14 novembre 2022
La crisi climatica accelera, il tempo per l’azione stringe e le crescenti sfide che il mondo deve affrontare richiedono azioni di portata senza precedenti. Ma, far coincidere gli interessi di quasi 200 paesi non è cosa facile, né scontata.
Nella giornata dedicata alla decarbonizzazione, 47 Paesi che insieme rappresentano oltre il 50% del PIL globale hanno deciso di riprendere e potenziare la Breakthrough Agenda, un’iniziativa lanciata a Cop26 con lo scopo di ridurre le emissioni. Sono state identificate 25 azioni prioritarie per accelerare la transizione energetica e per rendere le tecnologie pulite più economiche e più accessibili a tutti. Nonostante non siano stati raggiunti gli obiettivi del precedente piano, i delegati dei vari Paesi hanno presentato un nuovo programma per “decarbonizzare” il settore dell’energia, dei trasporti e dell’acciaio, per aumentare la produzione di idrogeno a basse emissioni e per accelerare il passaggio ad un tipo di agricoltura sostenibile entro la COP28.
Nella giornata dedicata all’agricoltura è stato lanciato il programma FAST, Food and Agriculture for Sustainable Transformation (Cibo e Agricoltura per la Trasformazione Sostenibile), che ha l’obiettivo di aumentare i contributi finanziari per “decarbonizzare” l’agricoltura e i sistemi alimentari entro il 2030 e insieme garantire la sicurezza alimentare a tutte le popolazioni del mondo attraverso meccanismi di adattamento. Se da una parte, infatti, i sistemi agroalimentari contribuiscono alle emissioni di CO2, al degrado degli ecosistemi e alla perdita di biodiversità, dall’altra sono tra i più colpiti dal cambiamento climatico, da siccità ed eventi metereologici estremi. Per la realizzazione del programma sono state poste come azioni principali: l’accesso ai finanziamenti e l’accesso alle conoscenze tecniche.
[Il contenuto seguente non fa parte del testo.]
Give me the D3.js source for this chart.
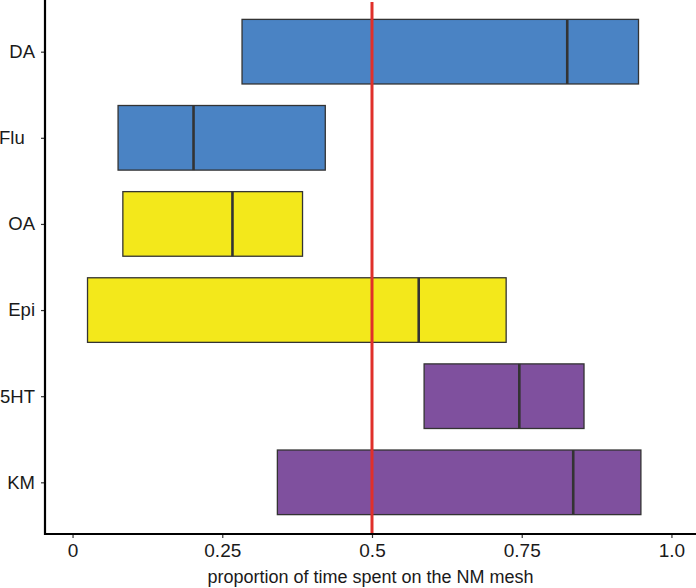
<!DOCTYPE html>
<html><head><meta charset="utf-8">
<script src="https://cdn.jsdelivr.net/npm/d3@7"></script>
<style>body{margin:0;background:#fff}svg{display:block}text{font-family:"Liberation Sans",Arial,Helvetica,sans-serif}</style>
</head><body><svg id="c" width="696" height="588"></svg>
<script>
const categories = ["DA", "Flu  ", "OA", "Epi", "5HT", "KM"];
const lowValues = [0.283, 0.076, 0.084, 0.025, 0.587, 0.342];
const medianValues = [0.826, 0.202, 0.267, 0.578, 0.746, 0.836];
const highValues = [0.945, 0.422, 0.384, 0.724, 0.854, 0.949];
const groupColors = ["#4a83c4", "#4a83c4", "#f3e81b", "#f3e81b", "#7f509e", "#7f509e"];
const xTicks = [0, 0.25, 0.5, 0.75, 1.0];
const xTickLabels = ["0", "0.25", "0.5", "0.75", "1.0"];
const refLine = 0.5;
const xTitle = "proportion of time spent on the NM mesh";

const svg = d3.select("#c");
const L = 45, R = 696, T = 0, B = 534;
const x = d3.scaleLinear().domain([-0.046, 1.041]).range([L, R]);
const y = d3.scalePoint().domain(categories).range([T, B]).padding(0.6);
const bh = y.step() * 0.75;

const rows = categories.map((c, i) => ({c, lo: lowValues[i], md: medianValues[i], hi: highValues[i], col: groupColors[i]}));

const g = svg.append("g");
g.selectAll("rect.bar").data(rows).join("rect").attr("class", "bar")
  .attr("x", d => x(d.lo)).attr("y", d => y(d.c) - bh / 2)
  .attr("width", d => x(d.hi) - x(d.lo)).attr("height", bh)
  .attr("fill", d => d.col).attr("stroke", "#333333").attr("stroke-width", 1.3);
g.selectAll("line.med").data(rows).join("line").attr("class", "med")
  .attr("x1", d => x(d.md)).attr("x2", d => x(d.md))
  .attr("y1", d => y(d.c) - bh / 2).attr("y2", d => y(d.c) + bh / 2)
  .attr("stroke", "#333333").attr("stroke-width", 2.6);

g.append("line").attr("x1", x(refLine)).attr("x2", x(refLine)).attr("y1", 2).attr("y2", B)
  .attr("stroke", "#e0302a").attr("stroke-width", 3);

// axes
const xa = svg.append("g").attr("transform", `translate(0,${B})`)
  .call(d3.axisBottom(x).tickValues(xTicks).tickFormat((d, i) => xTickLabels[i]).tickSize(4).tickPadding(6));
xa.select(".domain").remove();
xa.selectAll(".tick line").attr("stroke", "#333").attr("stroke-width", 1.2);
xa.selectAll(".tick text").attr("font-size", 19).attr("fill", "#1a1a1a").attr("font-family", "Liberation Sans, Arial, sans-serif");

const ya = svg.append("g").attr("transform", `translate(${L},0)`)
  .call(d3.axisLeft(y).tickSize(4).tickPadding(6));
ya.select(".domain").remove();
ya.selectAll(".tick line").attr("stroke", "#333").attr("stroke-width", 1.2);
ya.selectAll(".tick text").attr("font-size", 18.5).attr("fill", "#1a1a1a").style("white-space", "pre")
  .attr("font-family", "Liberation Sans, Arial, sans-serif");

svg.append("line").attr("x1", L).attr("x2", L).attr("y1", 0).attr("y2", B + 1).attr("stroke", "#000").attr("stroke-width", 2.2);
svg.append("line").attr("x1", L - 1).attr("x2", R).attr("y1", B).attr("y2", B).attr("stroke", "#000").attr("stroke-width", 2.2);

svg.append("text").attr("x", (L + R) / 2).attr("y", 583).attr("text-anchor", "middle")
  .attr("font-size", 18).attr("fill", "#1a1a1a").text(xTitle);
</script></body></html>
Per quanto riguarda la finanza climatica, neanche quest’anno i Paesi sviluppati riusciranno a mobilitare i 100 miliardi di dollari di cui si parla dal 2009. Sono comunque iniziati i negoziati tecnici sulla definizione del nuovo obiettivo di finanza climatica che sarà in vigore dal 2025: secondo gli ultimi studi una somma adeguata alle necessità dovrebbe attestarsi sopra i 1000 miliardi di dollari all’anno (almeno dieci volte l’attuale obiettivo, mai raggiunto). Il tema del Loss and damage – perdite e danni - resta spinoso e pieno di tensioni. Si tratta del meccanismo assicurativo per compensare le perdite e i danni subiti dai i Paesi meno sviluppati, che hanno contribuito meno di tutti alla crisi climatica, finanziato dai paesi storicamente più industrializzati. Joe Biden, durante il suo discorso alla COP27, non ha fatto alcun riferimento al tema, ma ha ribadito il sostegno degli Stati Uniti all’iniziativa Global Shield Against Climate Risks, che prevede la messa in atto di meccanismi assicurativi con la partecipazione delle compagnie (assicurative) per la prevenzione dei disastri. Nessun accenno, invece, a responsabilità storiche o alla volontà di creare un fondo ad hoc a cui attingere durante le situazioni di emergenza create dal cambiamento climatico. La presidenza egiziana ha comunque indicato la COP29 come limite massimo per prendere una decisione in merito alla creazione o meno di uno strumento finanziario per il Loss and damage.
Ha scosso ulteriormente i banchi dei negoziatori l'intervento di un expertise di scienziati, che ha sottolineato come il potenziale di adattamento umano al cambiamento climatico non sia illimitato. Si tratta del report 10 New Insights in Climate Science, redatto dai principali esperti globali delle scienze naturali e sociali convocati dalle reti internazionali Future Earth, The Earth League, World Climate Research Program (WCRP). Sulla base dei loro risultati, entro il 2050 oltre 3 miliardi di persone abiteranno "punti critici di vulnerabilità" - aree con la più alta esposizione ai rischi causati dal clima: il doppio rispetto ad oggi.
"L'adattamento da solo non può tenere il passo con gli impatti dei cambiamenti climatici, che sono già peggiori del previsto", ha affermato il segretario esecutivo delle Nazioni Unite sui cambiamenti climatici Simon Stiell.
Per affrontare la crisi climatica sono infatti necessari cospicui investimenti in azioni di mitigazione e di riduzione delle emissioni, con lo scopo di limitare al minimo perdite e danni futuri.
“Meno mitighiamo, più dobbiamo adattarci.” – ha dichiarato Stiell – “Quindi, investire nella mitigazione è un modo per ridurre la necessità di investire in adattamento e resilienza. Ciò significa presentare piani d'azione nazionali per il clima più forti e farlo ora."